I never dreamt of my wedding day as a kid, but our wedding started taking shape from the day we met.
Post # 25
I was too busy picking out a ring! Haha. But no, we didn’t start any serious planning until maybe a month or two after we were engaged. However, we knew we were having a long engagement since we had already picked the date, so that might have been different if we were planning to get married a year or less out.
Post # 26
I personally feel like if you’re planning extensive before you’re engaged one of two things is happening:
1.) You are engaged lol. An engaged couple is a couple who plans to be wed – and if you’re going on venue tours and putting down deposits, you’re engaged – you may be choosing to wait until you have a ring or whatever to announce it, but it doesn’t make you any less engaged. If you’re sitting there like, “we really wanted to have a spring 2018 wedding so we had to get started early before he proposed” then you were engaged the moment you decided “we are having a spring 2018 wedding”
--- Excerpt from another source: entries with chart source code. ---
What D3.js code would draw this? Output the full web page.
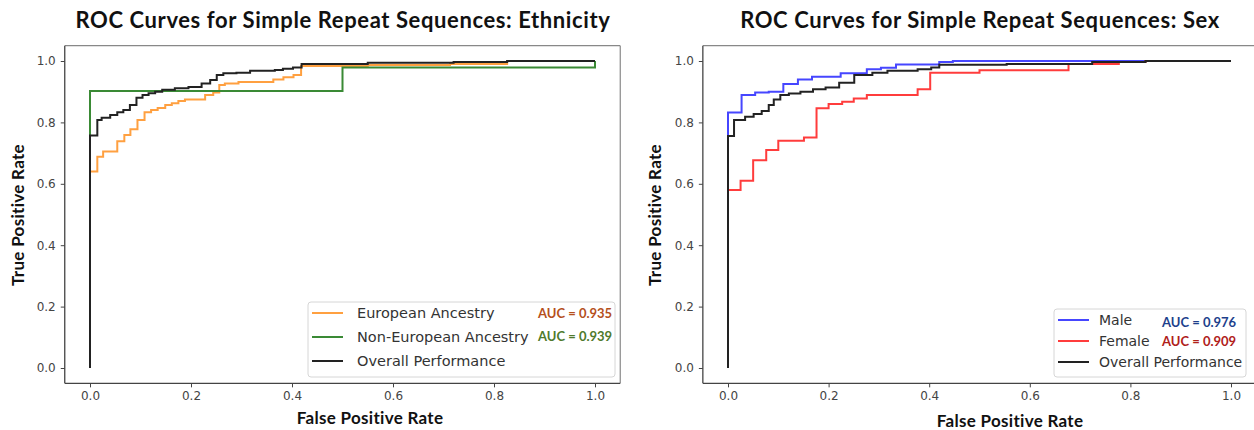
<!DOCTYPE html>
<html><head><meta charset="utf-8">
<script src="https://cdn.jsdelivr.net/npm/d3@7"></script>
<style>body{margin:0;background:#fff}svg{display:block}</style>
</head><body>
<svg id="c" width="1254" height="430"></svg>
<script>
const tickValues = [0, 0.2, 0.4, 0.6, 0.8, 1.0];
const tickLabels = ["0.0", "0.2", "0.4", "0.6", "0.8", "1.0"];

// Left panel: Ethnicity
const europeanAncestry = [[0,0],[0,0.64],[0.0145,0.688],[0.026,0.705],[0.054,0.739],[0.068,0.759],[0.08,0.778],[0.094,0.808],[0.108,0.833],[0.121,0.84],[0.134,0.847],[0.149,0.857],[0.162,0.862],[0.175,0.87],[0.188,0.875],[0.228,0.889],[0.244,0.897],[0.256,0.922],[0.267,0.927],[0.294,0.932],[0.363,0.94],[0.383,0.947],[0.403,0.954],[0.418,0.984],[0.55,0.987],[0.713,0.99],[0.826,1.0],[1,1]];
const nonEuropeanAncestry = [[0,0],[0,0.902],[0.5,0.979],[1,1]];
const overallEthnicity = [[0,0],[0,0.757],[0.0145,0.808],[0.023,0.815],[0.04,0.824],[0.054,0.833],[0.066,0.84],[0.079,0.857],[0.092,0.88],[0.104,0.889],[0.116,0.895],[0.129,0.9],[0.143,0.906],[0.168,0.911],[0.195,0.915],[0.221,0.927],[0.238,0.938],[0.251,0.954],[0.264,0.96],[0.29,0.962],[0.317,0.968],[0.366,0.971],[0.382,0.975],[0.402,0.979],[0.419,0.99],[0.55,0.994],[0.72,0.997],[0.826,1.0],[1,1]];

// Right panel: Sex
const male = [[0,0],[0,0.832],[0.027,0.889],[0.054,0.897],[0.081,0.9],[0.11,0.925],[0.139,0.94],[0.167,0.949],[0.224,0.96],[0.276,0.973],[0.304,0.978],[0.334,0.989],[0.42,0.997],[0.447,1],[1,1]];
const female = [[0,0],[0,0.58],[0.025,0.61],[0.05,0.677],[0.076,0.71],[0.1,0.74],[0.151,0.751],[0.176,0.846],[0.2,0.86],[0.227,0.867],[0.25,0.878],[0.276,0.889],[0.377,0.908],[0.402,0.962],[0.5,0.97],[0.677,0.99],[0.777,0.997],[0.83,1],[1,1]];
const overallSex = [[0,0],[0,0.756],[0.012,0.808],[0.034,0.818],[0.051,0.827],[0.067,0.837],[0.081,0.857],[0.091,0.875],[0.104,0.889],[0.121,0.894],[0.144,0.9],[0.169,0.908],[0.194,0.914],[0.221,0.929],[0.251,0.954],[0.287,0.962],[0.317,0.968],[0.377,0.973],[0.404,0.979],[0.42,0.988],[0.554,0.99],[0.724,0.997],[0.83,1],[1,1]];

const ethnicityLabels = ["European Ancestry", "Non-European Ancestry", "Overall Performance"];
const ethnicityAUC = ["AUC = 0.935", "AUC = 0.939", null];
const sexLabels = ["Male", "Female", "Overall Performance"];
const sexAUC = ["AUC = 0.976", "AUC = 0.909", null];

const svg = d3.select("#c");

function panel(cfg) {
  const x = d3.scaleLinear().domain([-0.05, 1.05]).range([cfg.x0, cfg.x1]);
  const y = d3.scaleLinear().domain([-0.05, 1.05]).range([383.35, 45.65]);
  const g = svg.append("g");
  const [L, R] = x.range(); const [B, T] = y.range();
  g.append("line").attr("x1", L).attr("x2", R).attr("y1", T).attr("y2", T).attr("stroke", "#888").attr("stroke-width", 1.2);
  g.append("line").attr("x1", R).attr("x2", R).attr("y1", T).attr("y2", B).attr("stroke", "#888").attr("stroke-width", 1.2);
  const xa = g.append("g").attr("transform", `translate(0,${B})`)
    .call(d3.axisBottom(x).tickValues(tickValues).tickFormat((d, i) => tickLabels[i]).tickSize(4).tickPadding(4));
  const ya = g.append("g").attr("transform", `translate(${L},0)`)
    .call(d3.axisLeft(y).tickValues(tickValues).tickFormat((d, i) => tickLabels[i]).tickSize(4).tickPadding(5));
  [xa, ya].forEach(a => {
    a.select(".domain").attr("stroke", "#444").attr("stroke-width", 1.3);
    a.selectAll(".tick line").attr("stroke", "#444");
    a.selectAll(".tick text").attr("fill", "#444").style("font-family", "DejaVu Sans").style("font-size", "12px");
  });
  xa.select(".domain").attr("d", `M${L},0H${R}`);
  ya.select(".domain").attr("d", `M0,${B}V${T}`);

  const line = d3.line().x(d => x(d[0])).y(d => y(d[1])).curve(d3.curveStepAfter);
  cfg.series.forEach(s => {
    g.append("path").datum(s.data).attr("d", line).attr("fill", "none")
      .attr("stroke", s.color).attr("stroke-width", 2).attr("stroke-linejoin", "miter");
  });

  g.append("text").attr("x", cfg.titleX).attr("y", 28).attr("text-anchor", "middle")
    .style("font-family", "Lato").style("font-weight", "bold").style("font-size", "22px").style("letter-spacing", "0.6px")
    .attr("fill", "#111").text(cfg.title);
  g.append("text").attr("x", cfg.xlabX).attr("y", cfg.xlabY).attr("text-anchor", "middle")
    .style("font-family", "Lato").style("font-weight", "bold").style("font-size", "17px").style("letter-spacing", "0.3px")
    .attr("fill", "#111").text("False Positive Rate");
  g.append("text").attr("transform", `translate(${cfg.ylabX},215) rotate(-90)`).attr("text-anchor", "middle")
    .style("font-family", "Lato").style("font-weight", "bold").style("font-size", "17px").style("letter-spacing", "0.3px")
    .attr("fill", "#111").text("True Positive Rate");

  const lg = cfg.legend;
  g.append("rect").attr("x", lg.x).attr("y", lg.y).attr("width", lg.w).attr("height", lg.h).attr("rx", 3)
    .attr("fill", "#fff").attr("fill-opacity", 0.85).attr("stroke", "#d6d6d6");
  cfg.series.forEach((s, i) => {
    const yy = lg.rowY[i];
    g.append("line").attr("x1", lg.x + 4).attr("x2", lg.x + 35).attr("y1", yy).attr("y2", yy).attr("stroke", s.color).attr("stroke-width", 2);
    g.append("text").attr("x", lg.x + lg.tx).attr("y", yy).attr("dy", "0.35em")
      .style("font-family", "DejaVu Sans").style("font-size", lg.fs).attr("fill", "#333").text(lg.labels[i]);
    if (lg.auc[i]) {
      g.append("text").attr("x", lg.aucX).attr("y", lg.aucY[i]).attr("dy", "0.35em")
        .style("font-family", "Lato").style("font-weight", "bold").style("font-size", "13px").attr("fill", lg.aucColors[i]).text(lg.auc[i]);
    }
  });
}

panel({
  x0: 64.75, x1: 620.25, title: "ROC Curves for Simple Repeat Sequences: Ethnicity", titleX: 343,
  xlabX: 370, xlabY: 424, ylabX: 24,
  series: [
    {data: europeanAncestry, color: "#ffa040"},
    {data: nonEuropeanAncestry, color: "#3a8a35"},
    {data: overallEthnicity, color: "#222"}
  ],
  legend: {x: 308, y: 302, w: 307, h: 75, rowY: [313, 337, 361], labels: ethnicityLabels, fs: "14.5px", tx: 49,
    auc: ethnicityAUC, aucX: 538, aucY: [313, 336], aucColors: ["#b5501c", "#4f7a2c"]}
});

panel({
  x0: 702.85, x1: 1256.15, title: "ROC Curves for Simple Repeat Sequences: Sex", titleX: 980,
  xlabX: 1010, xlabY: 427, ylabX: 661,
  series: [
    {data: male, color: "#4646ff"},
    {data: female, color: "#ff3c3c"},
    {data: overallSex, color: "#222"}
  ],
  legend: {x: 1054, y: 309, w: 192, h: 68, rowY: [320, 341, 362], labels: sexLabels, fs: "14px", tx: 45,
    auc: sexAUC, aucX: 1162, aucY: [322, 341], aucColors: ["#1e3f8c", "#b0201a"]}
});
</script>
</body></html>
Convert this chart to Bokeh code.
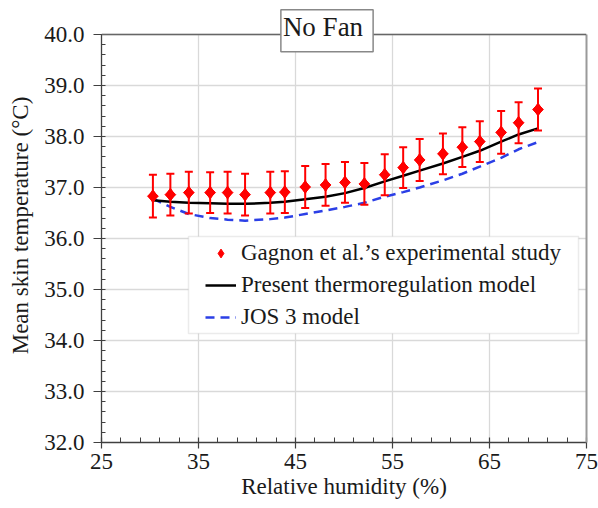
from bokeh.plotting import figure
from bokeh.models import (ColumnDataSource, Range1d, FixedTicker, PrintfTickFormatter,
                          Whisker, TeeHead, Legend, LegendItem, BoxAnnotation, Label,
                          Span, LinearAxis)
from bokeh.embed import file_html
from bokeh.resources import INLINE

# ---- data ----
rh_exp = [30.3, 32.1, 34.0, 36.2, 38.0, 39.8, 42.4, 43.9, 46.0, 48.1, 50.1,
          52.1, 54.2, 56.1, 57.8, 60.2, 62.2, 64.0, 66.2, 68.0, 70.0]
tsk_exp = [36.83, 36.86, 36.90, 36.90, 36.90, 36.86, 36.90, 36.91, 37.01, 37.05, 37.10,
           37.07, 37.25, 37.39, 37.54, 37.66, 37.79, 37.90, 38.08, 38.27, 38.53]
tsk_err = [0.42, 0.41, 0.41, 0.40, 0.41, 0.41, 0.41, 0.41, 0.41, 0.41, 0.40,
           0.41, 0.40, 0.40, 0.41, 0.40, 0.39, 0.40, 0.42, 0.40, 0.41]

rh_model = [30.3, 32.1, 34.0, 36.2, 38.0, 39.8, 42.4, 43.9, 46.0, 48.1, 50.1,
            52.1, 54.2, 56.1, 57.8, 60.2, 62.2, 64.0, 66.2, 68.0, 70.0]
tsk_present = [36.75, 36.72, 36.70, 36.69, 36.68, 36.68, 36.70, 36.72, 36.77, 36.82, 36.89,
               36.99, 37.12, 37.23, 37.33, 37.47, 37.60, 37.72, 37.90, 38.04, 38.16]
tsk_jos3 = [36.78, 36.62, 36.48, 36.40, 36.37, 36.35, 36.38, 36.41, 36.48, 36.55, 36.62,
            36.70, 36.82, 36.91, 37.00, 37.14, 37.27, 37.41, 37.58, 37.75, 37.89]

x_major_ticks = [25, 35, 45, 55, 65, 75]
x_minor_ticks = [27, 29, 31, 33, 37, 39, 41, 43, 47, 49, 51, 53, 57, 59, 61, 63, 67, 69, 71, 73]
y_major_ticks = [32, 33, 34, 35, 36, 37, 38, 39, 40]
y_minor_ticks = [round(32 + 0.2 * i, 1) for i in range(41) if i % 5 != 0]
x_lim = (25, 75)
y_lim = (32, 40)
title_text = "No Fan"
x_label = "Relative humidity (%)"
y_label = "Mean skin temperature (\u00b0C)"
legend_labels = ["Gagnon et al.\u2019s experimental study",
                 "Present thermoregulation model",
                 "JOS 3 model"]

FONT = "Liberation Serif"
TXT = "#1a1a1a"

# frame extends a little above y=40 so that the title box can overlap the top border
p = figure(width=598, height=508, output_backend="svg", toolbar_location=None,
           x_range=Range1d(*x_lim), y_range=Range1d(y_lim[0], y_lim[1] + 0.51),
           min_border_left=101, min_border_right=12, min_border_top=8, min_border_bottom=66)
p.background_fill_color = "white"
p.border_fill_color = "white"
p.outline_line_color = None

# axes
p.xaxis.ticker = FixedTicker(ticks=x_major_ticks, minor_ticks=x_minor_ticks)
p.yaxis.ticker = FixedTicker(ticks=y_major_ticks, minor_ticks=y_minor_ticks)
p.yaxis.formatter = PrintfTickFormatter(format="%.1f")
p.yaxis.bounds = y_lim
p.axis.axis_line_color = "#404040"
p.axis.axis_line_width = 1.3
p.axis.major_tick_line_color = "#404040"
p.axis.minor_tick_line_color = "#404040"
p.axis.major_tick_line_width = 1.2
p.axis.minor_tick_line_width = 1.0
p.xaxis.major_label_text_font = FONT
p.yaxis.major_label_text_font = FONT
p.xaxis.major_label_text_font_size = "23px"
p.yaxis.major_label_text_font_size = "23px"
p.xaxis.major_label_text_color = TXT
p.yaxis.major_label_text_color = TXT
p.xaxis.axis_label_text_font = FONT
p.yaxis.axis_label_text_font = FONT
p.xaxis.axis_label_text_font_size = "23px"
p.yaxis.axis_label_text_font_size = "23px"
p.xaxis.axis_label_text_font_style = "normal"
p.yaxis.axis_label_text_font_style = "normal"
p.xaxis.axis_label_text_color = TXT
p.yaxis.axis_label_text_color = TXT

p.xaxis.major_tick_in = 5
p.xaxis.major_tick_out = 6
p.xaxis.minor_tick_in = 5
p.xaxis.minor_tick_out = 0
p.xaxis.major_label_standoff = 5
p.xaxis.axis_label = x_label
p.xaxis.axis_label_standoff = 2
p.yaxis.major_tick_in = 4
p.yaxis.major_tick_out = 8
p.yaxis.minor_tick_in = 4
p.yaxis.minor_tick_out = 0
p.yaxis.major_label_standoff = 9
p.yaxis.axis_label = y_label
p.yaxis.axis_label_standoff = 8

p.xgrid.grid_line_color = "#d9d9d9"
p.ygrid.grid_line_color = "#d9d9d9"
p.xgrid.grid_line_width = 1.3
p.ygrid.grid_line_width = 1.3
p.xgrid.cross_bounds = y_lim

# frame border: top line at y=40 and a grey right edge
p.add_layout(Span(location=y_lim[1], dimension="width", line_color="#666666", line_width=1.5))
right_edge = LinearAxis(ticker=FixedTicker(ticks=[]), bounds=y_lim,
                        axis_line_color="#9a9a9a", axis_line_width=2,
                        major_tick_line_color=None, minor_tick_line_color=None,
                        major_label_text_font_size="0px", major_tick_out=0,
                        major_label_standoff=0)
p.add_layout(right_edge, "right")

# data sources
src_exp = ColumnDataSource(dict(x=rh_exp, y=tsk_exp,
                                upper=[a + b for a, b in zip(tsk_exp, tsk_err)],
                                lower=[a - b for a, b in zip(tsk_exp, tsk_err)]))
src_mod = ColumnDataSource(dict(x=rh_model, present=tsk_present, jos3=tsk_jos3))

r_jos = p.line("x", "jos3", source=src_mod, line_color="#2b3fe6", line_width=2.5,
               line_dash="9 6")
r_pres = p.line("x", "present", source=src_mod, line_color="black", line_width=2.5)

wh = Whisker(base="x", upper="upper", lower="lower", source=src_exp, dimension="height",
             line_color="#ff0000", line_width=2,
             upper_head=TeeHead(size=8, line_color="#ff0000", line_width=2),
             lower_head=TeeHead(size=8, line_color="#ff0000", line_width=2))
wh.level = "glyph"
p.add_layout(wh)

r_exp = p.scatter("x", "y", source=src_exp, marker="diamond", size=13,
                  fill_color="#ff0000", line_color="#ff0000", line_width=1)
p.scatter("x", "y", source=src_exp, marker="square", size=7.6, angle=0.785398,
          fill_color="#ff0000", line_color="#ff0000", line_width=1)

# legend box
box = BoxAnnotation(left=87, right=477, bottom=109, top=206,
                    left_units="screen", right_units="screen",
                    bottom_units="screen", top_units="screen",
                    fill_color="white", fill_alpha=1.0,
                    line_color="#bdbdbd", line_width=1.5)
p.add_layout(box)

legend = Legend(items=[LegendItem(label=legend_labels[0], renderers=[r_exp]),
                       LegendItem(label=legend_labels[1], renderers=[r_pres]),
                       LegendItem(label=legend_labels[2], renderers=[r_jos])],
                location=(104, 112), orientation="vertical",
                border_line_color=None, background_fill_alpha=0.0,
                padding=0, margin=0, spacing=6,
                glyph_width=31, glyph_height=22, label_height=22, label_standoff=5,
                label_text_font=FONT, label_text_font_size="23px",
                label_text_color=TXT)
p.add_layout(legend, "center")

# title box overlapping the top border
title = Label(x=225.5, y=411.8, x_units="screen", y_units="screen", text=title_text,
              text_align="center", text_baseline="middle",
              text_font=FONT, text_font_size="27px", text_color=TXT,
              background_fill_color="white", border_line_color="#888888",
              border_line_width=1.5, padding=(2, 10, 2, 10))
p.add_layout(title)

open("out.html", "w").write(file_html(p, INLINE))
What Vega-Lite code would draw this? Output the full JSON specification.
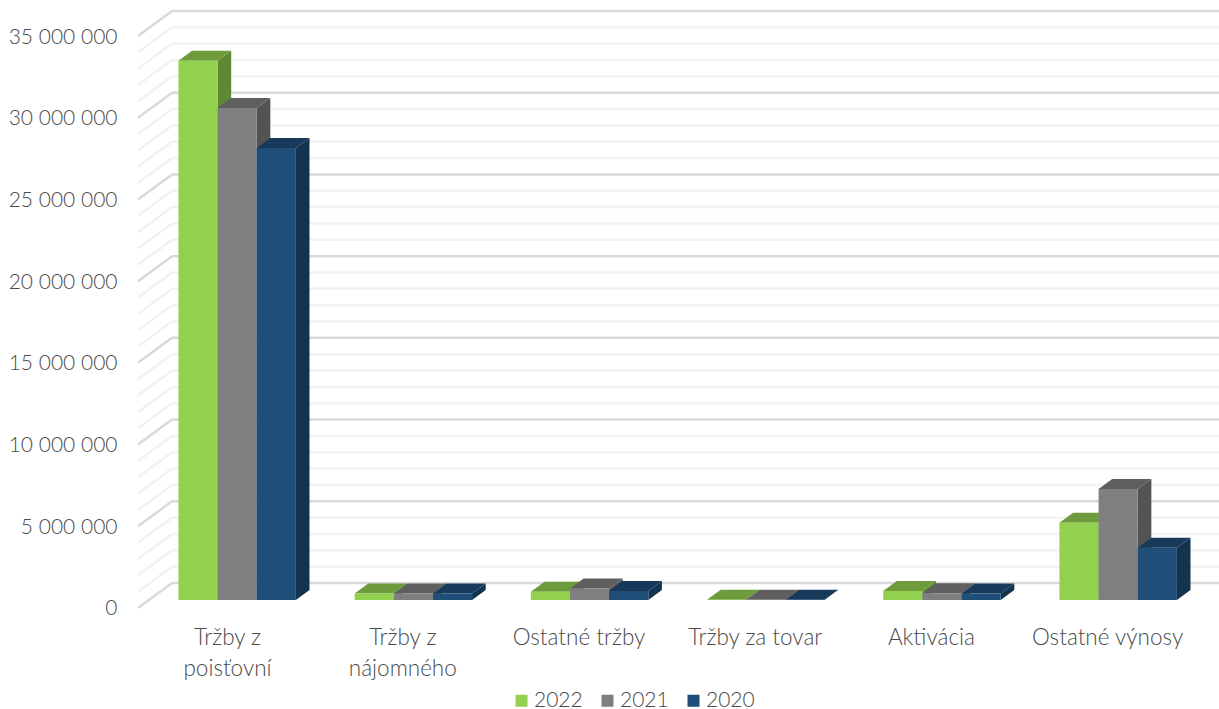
{"$schema":"https://vega.github.io/schema/vega-lite/v6.json","width":1081,"height":609,"padding":{"left":138,"top":11,"right":0,"bottom":89},"autosize":{"type":"none"},"background":"white","config":{"view":{"stroke":null},"text":{"font":"Lato"}},"datasets":{"bars":[{"category":"Tržby z poisťovní","year":"2022","value":33000000},{"category":"Tržby z poisťovní","year":"2021","value":30100000},{"category":"Tržby z poisťovní","year":"2020","value":27660000},{"category":"Tržby z nájomného","year":"2022","value":400000},{"category":"Tržby z nájomného","year":"2021","value":400000},{"category":"Tržby z nájomného","year":"2020","value":400000},{"category":"Ostatné tržby","year":"2022","value":500000},{"category":"Ostatné tržby","year":"2021","value":710000},{"category":"Ostatné tržby","year":"2020","value":550000},{"category":"Tržby za tovar","year":"2022","value":20000},{"category":"Tržby za tovar","year":"2021","value":20000},{"category":"Tržby za tovar","year":"2020","value":20000},{"category":"Aktivácia","year":"2022","value":550000},{"category":"Aktivácia","year":"2021","value":420000},{"category":"Aktivácia","year":"2020","value":400000},{"category":"Ostatné výnosy","year":"2022","value":4730000},{"category":"Ostatné výnosy","year":"2021","value":6790000},{"category":"Ostatné výnosy","year":"2020","value":3200000}],"levels":[{"level":1000000},{"level":2000000},{"level":3000000},{"level":4000000},{"level":6000000},{"level":7000000},{"level":8000000},{"level":9000000},{"level":11000000},{"level":12000000},{"level":13000000},{"level":14000000},{"level":16000000},{"level":17000000},{"level":18000000},{"level":19000000},{"level":21000000},{"level":22000000},{"level":23000000},{"level":24000000},{"level":26000000},{"level":27000000},{"level":28000000},{"level":29000000},{"level":31000000},{"level":32000000},{"level":33000000},{"level":34000000},{"level":0},{"level":5000000},{"level":10000000},{"level":15000000},{"level":20000000},{"level":25000000},{"level":30000000},{"level":35000000}]},"data":{"name":"bars"},"transform":[{"calculate":"indexof(['Tržby z poisťovní','Tržby z nájomného','Ostatné tržby','Tržby za tovar','Aktivácia','Ostatné výnosy'],datum.category)","as":"i"},{"calculate":"indexof(['2022','2021','2020'],datum.year)","as":"s"},{"calculate":"[0.32,0.72]","as":"d"},{"flatten":["d"]},{"calculate":"datum.i+0.1677+datum.s*0.2222+datum.d*0.193","as":"xl"},{"calculate":"datum.xl+0.2222","as":"xr"},{"calculate":"datum.value-(1-datum.d)*1530000","as":"yt"},{"calculate":"-(1-datum.d)*1530000","as":"yb"},{"calculate":"datum.category+datum.year","as":"bar"},{"calculate":"datum.year+' side'","as":"sideKey"},{"calculate":"datum.year+' top'","as":"topKey"}],"layer":[{"data":{"name":"levels"},"transform":[{"calculate":"datum.level%5000000==0?'major':'minor'","as":"kind"}],"mark":{"type":"rule","strokeWidth":2.5},"encoding":{"x":{"datum":0.193,"type":"quantitative","scale":{"domain":[0,6.135],"nice":false,"zero":false},"title":null,"axis":{"values":[0.505,1.5,2.5,3.5,4.5,5.5],"grid":false,"domain":false,"ticks":false,"title":null,"labelExpr":"datum.value<1?['Tržby z','poisťovní']:datum.value<2?['Tržby z','nájomného']:datum.value<3?'Ostatné tržby':datum.value<4?'Tržby za tovar':datum.value<5?'Aktivácia':'Ostatné výnosy'","labelFont":"Lato","labelFontSize":22.5,"labelFontWeight":300,"labelColor":"#4A4A4A","labelPadding":6,"labelLineHeight":31,"labelOverlap":false,"labelFlush":false,"labelBaseline":"top"}},"x2":{"datum":6.135},"y":{"field":"level","type":"quantitative","scale":{"domain":[-2264000,35000000],"nice":false,"zero":false},"title":null,"axis":{"values":[0,5000000,10000000,15000000,20000000,25000000,30000000,35000000],"grid":false,"domain":false,"ticks":false,"title":null,"labelExpr":"replace(format(datum.value,','),regexp(',','g'),' ')","labelFont":"Lato","labelFontSize":21,"labelFontWeight":300,"labelColor":"#4A4A4A","labelPadding":21,"labelOffset":26}},"color":{"field":"kind","type":"nominal","scale":{"domain":["2022","2021","2020","2022 side","2021 side","2020 side","2022 top","2021 top","2020 top","major","minor"],"range":["#92D050","#7F7F7F","#1F4E79","#5F8734","#535353","#14334F","#6E9C3C","#5F5F5F","#173A5B","#D9D9D9","#F2F2F2"]},"legend":{"values":["2022","2021","2020"],"orient":"none","legendX":373,"legendY":679,"direction":"horizontal","columns":3,"title":null,"symbolType":"square","symbolSize":144,"symbolStrokeWidth":0,"labelFont":"Lato","labelFontSize":21,"labelFontWeight":300,"labelColor":"#4A4A4A","columnPadding":14,"labelOffset":2}}}},{"data":{"name":"levels"},"transform":[{"calculate":"datum.level%5000000==0?'major':'minor'","as":"kind"},{"calculate":"[0,1]","as":"d"},{"flatten":["d"]},{"calculate":"datum.d*0.193","as":"xd"},{"calculate":"datum.level-(1-datum.d)*1530000","as":"yd"},{"calculate":"''+datum.level","as":"lv"}],"mark":{"type":"line","strokeWidth":2.5},"encoding":{"x":{"field":"xd","type":"quantitative"},"y":{"field":"yd","type":"quantitative"},"color":{"field":"kind","type":"nominal"},"detail":{"field":"lv"}}},{"mark":{"type":"area","orient":"vertical"},"encoding":{"x":{"field":"xr","type":"quantitative"},"y":{"field":"yt","type":"quantitative","stack":null},"y2":{"field":"yb"},"color":{"field":"sideKey","type":"nominal"},"detail":{"field":"bar"}}},{"mark":{"type":"area","orient":"horizontal"},"encoding":{"y":{"field":"yt","type":"quantitative"},"x":{"field":"xl","type":"quantitative","stack":null},"x2":{"field":"xr"},"color":{"field":"topKey","type":"nominal"},"detail":{"field":"bar"}}},{"transform":[{"filter":"datum.d==0.32"}],"mark":{"type":"rect"},"encoding":{"x":{"field":"xl","type":"quantitative"},"x2":{"field":"xr"},"y":{"field":"yt","type":"quantitative"},"y2":{"field":"yb"},"color":{"field":"year","type":"nominal"}}}]}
2.) You are putting the cart before the horse, and robbing yourself of a really special time to work WITH your fiance to plan something that is meaningful and important to BOTH of you. It’s both of your weddings, and if you have it planned out before he enters the picture, I don’t think it’s fair to him or yourself.
Post # 27
Ha ha well you might laugh at me but my boyfriend and i had a serious talk in january of this year about how we both think we are ready to get married and then we went and picked out rings. We have told both of our families and some of our friends too but dont consider ourselves engaged. In the meantime i was volunteering at a dress event for charity and found an amazing dress for 30 dollars and a veil for 15. I bought them both. This weekend i bought shoes at target for 11 and his mom and i have been working on making a detachable chapel lenght veil attachment for the last month. Its almost done! I also just bought earrings today for about 20 dollars. My boyfriend thinks its funny how much i have aquired for basically nothing and that im so excited but honestly we barely talk about wedding stuff. I feel like i need to give him that space till he is ready. Also, as crazy as it sounds i want the proposal to be a suprise. I actually love this time because it is so nice to have time to find exactally what i want and its so low stress. Also i will feel all ahead once we actually get engaged and since no one knows they dont bug me about it right now. My rule for myself is that i am aquiring stuff that he wouldnt have a say in right now but would never make decisions about the venue or decorations without his input. Also i dont want to start planning that part till we are engaged.
Post # 28
I looked at pinterest before getting engaged but i’m not really a fan of planning a wedding when there is no engagement. To me the wedding is about both halves of the couple so I think it’s a bit weird when the bride has everything planned out for “her” day, almost regardless of who the groom is.
Post # 29
- Wedding: December 2018 - Bellagio, Las Vegas
Before I was engaged we had discussed getting married. He wants to get married in Las Vegas (we are from the UK). I went there for my friend’s bachelorette and fell in love with the Bellagio. I think he was thinking a chapel. We had an idea of the date in the year, but not which year.
I had started pinning ideas, I know what style of dress I want and the theme/look I am hoping to have. Face, hair, nails etc. I showed my mum some venue photos and she also said “you’re not even engaged yet”.